Items listed in a dataset:
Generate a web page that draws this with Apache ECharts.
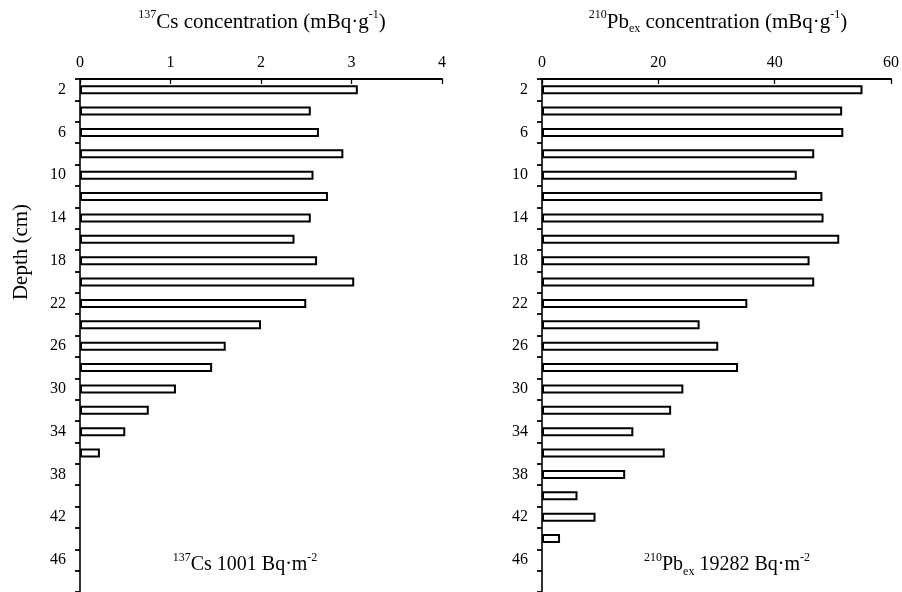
<!DOCTYPE html>
<html>
<head>
<meta charset="utf-8">
<script src="https://cdn.jsdelivr.net/npm/echarts@6/dist/echarts.min.js"></script>
<style>
    html, body { margin: 0; padding: 0; background: #fff; }
    #main { width: 902px; height: 592px; }
</style>
</head>
<body>
<div id="main"></div>
<script>
// depth categories (cm), one bar per 2 cm slice
const depths = ["2", "4", "6", "8", "10", "12", "14", "16", "18", "20", "22", "24",
    "26", "28", "30", "32", "34", "36", "38", "40", "42", "44", "46", "48"];

// 137Cs concentration (mBq/g)
const csValues = [3.07, 2.55, 2.64, 2.91, 2.58, 2.74, 2.55, 2.37, 2.62, 3.03, 2.5, 2.0,
    1.61, 1.46, 1.06, 0.76, 0.5, 0.22];

// 210Pb_ex concentration (mBq/g)
const pbValues = [55.1, 51.6, 51.8, 46.8, 43.8, 48.2, 48.4, 51.1, 46.0, 46.8, 35.3, 27.1,
    30.3, 33.7, 24.3, 22.2, 15.7, 21.1, 14.3, 6.1, 9.2, 3.1];

const FONT = "'Liberation Serif', 'Times New Roman', serif";

const chart = echarts.init(document.getElementById("main"));

function xAxisOf(gridIndex, max, interval) {
    return {
        type: "value",
        gridIndex: gridIndex,
        position: "top",
        min: 0,
        max: max,
        interval: interval,
        axisLine: { show: true, lineStyle: { color: "#000", width: 1.8 } },
        axisTick: { show: true, inside: true, length: 5, lineStyle: { color: "#000", width: 1.3 } },
        axisLabel: { color: "#000", fontFamily: FONT, fontSize: 16, margin: 8 },
        splitLine: { show: false },
    };
}

function yAxisOf(gridIndex) {
    return {
        type: "category",
        gridIndex: gridIndex,
        inverse: true,
        data: depths,
        boundaryGap: true,
        axisLine: { show: true, onZero: false, lineStyle: { color: "#000", width: 1.6 } },
        axisTick: { show: true, interval: 0, length: 5, lineStyle: { color: "#000", width: 1.8 } },
        axisLabel: { interval: 1, color: "#000", fontFamily: FONT, fontSize: 16, margin: 14 },
        splitLine: { show: false },
    };
}

const barStyle = {
    color: "#fff",
    borderColor: "#000",
    borderWidth: 2,
};

const rich = {
    b: { fontFamily: FONT, fontSize: 21, fontWeight: "normal", color: "#000", lineHeight: 26 },
    sup: { fontFamily: FONT, fontSize: 12, fontWeight: "normal", color: "#000", verticalAlign: "top", lineHeight: 16 },
    sub: { fontFamily: FONT, fontSize: 12, fontWeight: "normal", color: "#000", verticalAlign: "bottom", lineHeight: 14 },
    c: { fontFamily: FONT, fontSize: 20, fontWeight: "normal", color: "#000", lineHeight: 26 },
};

chart.setOption({
    animation: false,
    backgroundColor: "#fff",
    title: [
        {
            text: "{sup|137}{b|Cs concentration (mBq·g}{sup|-1}{b|)}",
            left: 262, top: 9, textAlign: "center", padding: 0,
            textStyle: { fontWeight: "normal", rich: rich },
        },
        {
            text: "{sup|210}{b|Pb}{sub|ex}{b| concentration (mBq·g}{sup|-1}{b|)}",
            left: 718, top: 9, textAlign: "center", padding: 0,
            textStyle: { fontWeight: "normal", rich: rich },
        },
        {
            text: "{sup|137}{c|Cs 1001 Bq·m}{sup|-2}",
            left: 245, top: 552, textAlign: "center", padding: 0,
            textStyle: { fontWeight: "normal", rich: rich },
        },
        {
            text: "{sup|210}{c|Pb}{sub|ex}{c| 19282 Bq·m}{sup|-2}",
            left: 727, top: 552, textAlign: "center", padding: 0,
            textStyle: { fontWeight: "normal", rich: rich },
        },
    ],
    graphic: [
        {
            type: "text",
            x: 21,
            y: 252,
            rotation: Math.PI / 2,
            style: {
                text: "Depth (cm)",
                font: "21px " + FONT,
                fill: "#000",
                align: "center",
                verticalAlign: "middle",
            },
        },
    ],
    grid: [
        { left: 80, top: 79, width: 362, height: 515 },
        { left: 542, top: 79, width: 351, height: 515 },
    ],
    xAxis: [xAxisOf(0, 4, 1), xAxisOf(1, 60, 20)],
    yAxis: [yAxisOf(0), yAxisOf(1)],
    series: [
        {
            name: "137Cs",
            type: "bar",
            xAxisIndex: 0,
            yAxisIndex: 0,
            barWidth: 9,
            itemStyle: barStyle,
            data: csValues,
        },
        {
            name: "210Pbex",
            type: "bar",
            xAxisIndex: 1,
            yAxisIndex: 1,
            barWidth: 9,
            itemStyle: barStyle,
            data: pbValues,
        },
    ],
});
</script>
</body>
</html>
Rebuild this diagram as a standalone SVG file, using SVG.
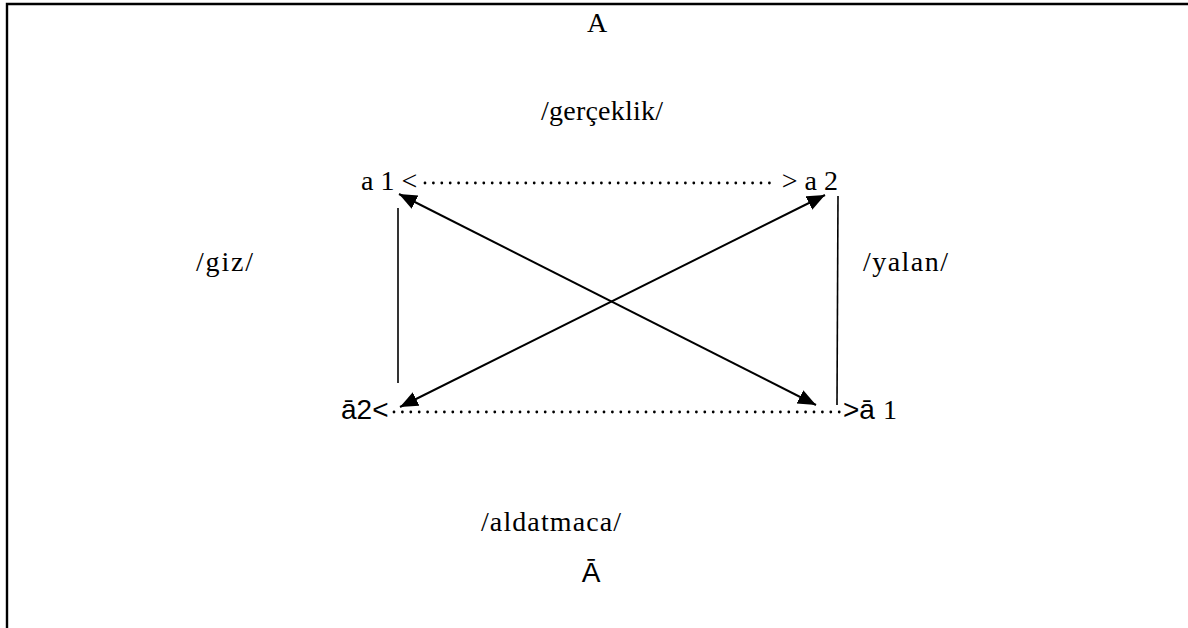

(Work to complete): Your task is to restate word for word the lines from the top of the data to the line containing "30.3, 33.7, 24.3, 22.2, 15.7, 21.1, 14.3, 6.1, 9.2, 3.1];", both ends included, with every picture left out.

(Answer below):
Generate a web page that draws this with Apache ECharts.
<!DOCTYPE html>
<html>
<head>
<meta charset="utf-8">
<script src="https://cdn.jsdelivr.net/npm/echarts@6/dist/echarts.min.js"></script>
<style>
    html, body { margin: 0; padding: 0; background: #fff; }
    #main { width: 902px; height: 592px; }
</style>
</head>
<body>
<div id="main"></div>
<script>
// depth categories (cm), one bar per 2 cm slice
const depths = ["2", "4", "6", "8", "10", "12", "14", "16", "18", "20", "22", "24",
    "26", "28", "30", "32", "34", "36", "38", "40", "42", "44", "46", "48"];

// 137Cs concentration (mBq/g)
const csValues = [3.07, 2.55, 2.64, 2.91, 2.58, 2.74, 2.55, 2.37, 2.62, 3.03, 2.5, 2.0,
    1.61, 1.46, 1.06, 0.76, 0.5, 0.22];

// 210Pb_ex concentration (mBq/g)
const pbValues = [55.1, 51.6, 51.8, 46.8, 43.8, 48.2, 48.4, 51.1, 46.0, 46.8, 35.3, 27.1,
    30.3, 33.7, 24.3, 22.2, 15.7, 21.1, 14.3, 6.1, 9.2, 3.1];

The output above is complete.